● **AIM**: Output a single figure: the number of lines in which the word "React" appears.

● **PROVIDED ENTRIES**:
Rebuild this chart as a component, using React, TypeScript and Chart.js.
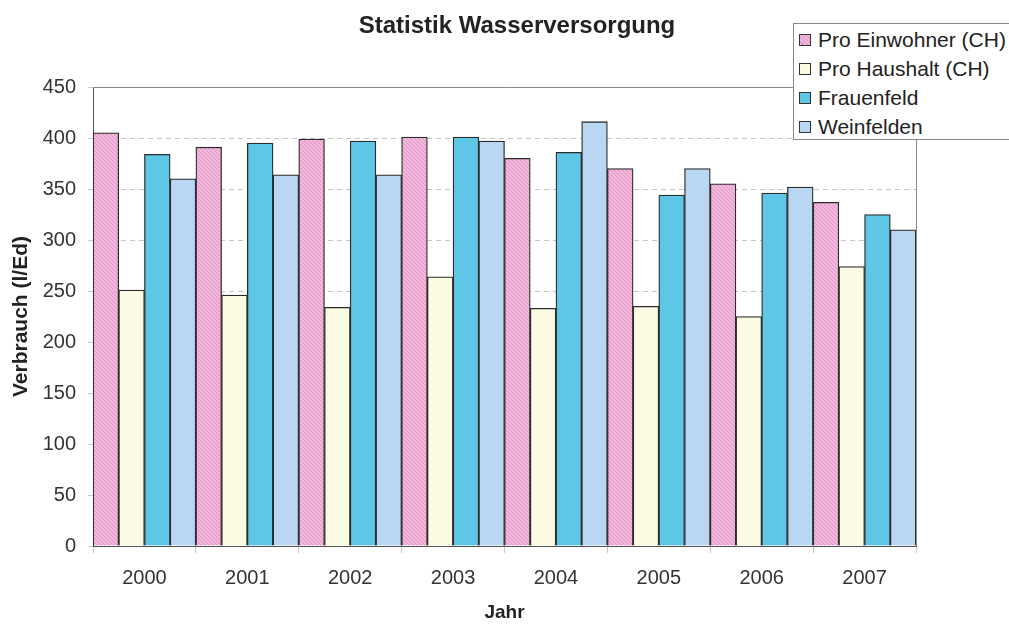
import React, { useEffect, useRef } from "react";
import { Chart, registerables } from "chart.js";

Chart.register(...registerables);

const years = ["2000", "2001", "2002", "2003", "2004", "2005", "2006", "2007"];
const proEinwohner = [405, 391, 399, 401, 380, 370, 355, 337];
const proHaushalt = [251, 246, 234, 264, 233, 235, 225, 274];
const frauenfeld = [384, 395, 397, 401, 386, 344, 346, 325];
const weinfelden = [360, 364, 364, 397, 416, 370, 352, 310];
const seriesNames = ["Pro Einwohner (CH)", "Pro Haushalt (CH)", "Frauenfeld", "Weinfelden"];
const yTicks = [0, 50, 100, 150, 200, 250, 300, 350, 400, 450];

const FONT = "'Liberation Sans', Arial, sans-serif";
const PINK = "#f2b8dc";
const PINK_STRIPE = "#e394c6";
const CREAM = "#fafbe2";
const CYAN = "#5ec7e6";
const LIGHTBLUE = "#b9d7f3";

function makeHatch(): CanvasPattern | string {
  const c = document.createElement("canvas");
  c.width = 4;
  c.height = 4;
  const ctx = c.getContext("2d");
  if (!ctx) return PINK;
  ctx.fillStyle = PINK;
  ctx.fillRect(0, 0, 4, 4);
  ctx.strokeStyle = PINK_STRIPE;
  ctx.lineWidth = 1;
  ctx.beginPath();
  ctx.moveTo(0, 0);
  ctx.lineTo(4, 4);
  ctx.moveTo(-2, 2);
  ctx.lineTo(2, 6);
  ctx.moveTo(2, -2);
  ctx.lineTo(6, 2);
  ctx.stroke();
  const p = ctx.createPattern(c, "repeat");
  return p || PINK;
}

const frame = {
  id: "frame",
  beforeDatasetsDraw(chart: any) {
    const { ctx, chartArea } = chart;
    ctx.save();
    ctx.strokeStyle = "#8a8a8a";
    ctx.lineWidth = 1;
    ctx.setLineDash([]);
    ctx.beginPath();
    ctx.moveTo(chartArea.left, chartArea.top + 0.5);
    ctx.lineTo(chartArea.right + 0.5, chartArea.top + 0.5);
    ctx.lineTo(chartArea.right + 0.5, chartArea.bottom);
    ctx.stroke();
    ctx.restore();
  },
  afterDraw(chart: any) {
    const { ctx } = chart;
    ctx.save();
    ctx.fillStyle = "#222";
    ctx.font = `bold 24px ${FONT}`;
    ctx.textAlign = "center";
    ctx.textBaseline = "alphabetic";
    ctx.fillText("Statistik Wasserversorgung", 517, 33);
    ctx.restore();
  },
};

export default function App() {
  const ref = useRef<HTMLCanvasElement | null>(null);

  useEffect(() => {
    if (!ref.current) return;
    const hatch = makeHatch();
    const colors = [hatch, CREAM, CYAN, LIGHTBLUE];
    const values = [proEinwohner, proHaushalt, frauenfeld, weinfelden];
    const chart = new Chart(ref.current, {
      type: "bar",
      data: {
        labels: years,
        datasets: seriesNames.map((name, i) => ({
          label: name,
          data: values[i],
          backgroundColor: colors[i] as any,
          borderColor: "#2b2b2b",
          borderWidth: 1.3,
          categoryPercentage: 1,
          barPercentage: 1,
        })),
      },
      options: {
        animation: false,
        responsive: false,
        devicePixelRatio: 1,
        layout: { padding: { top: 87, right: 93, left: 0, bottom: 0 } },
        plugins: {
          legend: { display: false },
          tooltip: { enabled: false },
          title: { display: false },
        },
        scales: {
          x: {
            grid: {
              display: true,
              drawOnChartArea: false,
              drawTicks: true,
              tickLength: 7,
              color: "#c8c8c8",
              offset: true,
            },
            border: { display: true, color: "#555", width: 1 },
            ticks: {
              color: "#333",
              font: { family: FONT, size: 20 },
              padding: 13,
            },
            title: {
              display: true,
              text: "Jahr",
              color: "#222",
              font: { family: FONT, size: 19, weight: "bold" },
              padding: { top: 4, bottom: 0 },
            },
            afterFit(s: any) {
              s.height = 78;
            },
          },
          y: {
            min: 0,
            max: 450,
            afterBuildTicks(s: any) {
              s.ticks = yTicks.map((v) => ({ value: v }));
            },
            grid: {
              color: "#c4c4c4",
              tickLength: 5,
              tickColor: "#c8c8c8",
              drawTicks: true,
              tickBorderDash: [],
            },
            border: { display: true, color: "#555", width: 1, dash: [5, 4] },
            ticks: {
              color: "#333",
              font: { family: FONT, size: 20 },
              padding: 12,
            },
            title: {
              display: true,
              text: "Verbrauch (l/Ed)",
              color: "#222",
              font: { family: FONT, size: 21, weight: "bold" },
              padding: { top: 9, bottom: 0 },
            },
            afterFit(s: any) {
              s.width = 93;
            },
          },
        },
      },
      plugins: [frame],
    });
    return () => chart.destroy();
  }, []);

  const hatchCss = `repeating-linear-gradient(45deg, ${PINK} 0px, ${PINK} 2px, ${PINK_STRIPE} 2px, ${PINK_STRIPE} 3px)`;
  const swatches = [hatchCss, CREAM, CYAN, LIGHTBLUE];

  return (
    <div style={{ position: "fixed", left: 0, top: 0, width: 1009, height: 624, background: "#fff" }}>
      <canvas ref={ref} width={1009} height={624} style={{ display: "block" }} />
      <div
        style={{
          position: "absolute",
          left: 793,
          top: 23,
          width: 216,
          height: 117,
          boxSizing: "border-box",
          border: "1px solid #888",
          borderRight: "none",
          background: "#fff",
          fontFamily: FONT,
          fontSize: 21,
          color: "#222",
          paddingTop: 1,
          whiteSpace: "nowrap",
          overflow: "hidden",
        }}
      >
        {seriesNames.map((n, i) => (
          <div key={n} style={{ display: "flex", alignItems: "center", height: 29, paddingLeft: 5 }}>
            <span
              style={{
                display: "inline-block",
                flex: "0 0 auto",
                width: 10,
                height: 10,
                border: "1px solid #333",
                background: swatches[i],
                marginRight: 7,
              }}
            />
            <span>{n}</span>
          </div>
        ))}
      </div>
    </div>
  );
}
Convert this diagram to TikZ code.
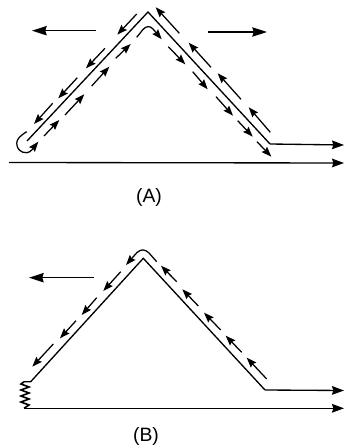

● **COMPLETE RESPONSE**: 2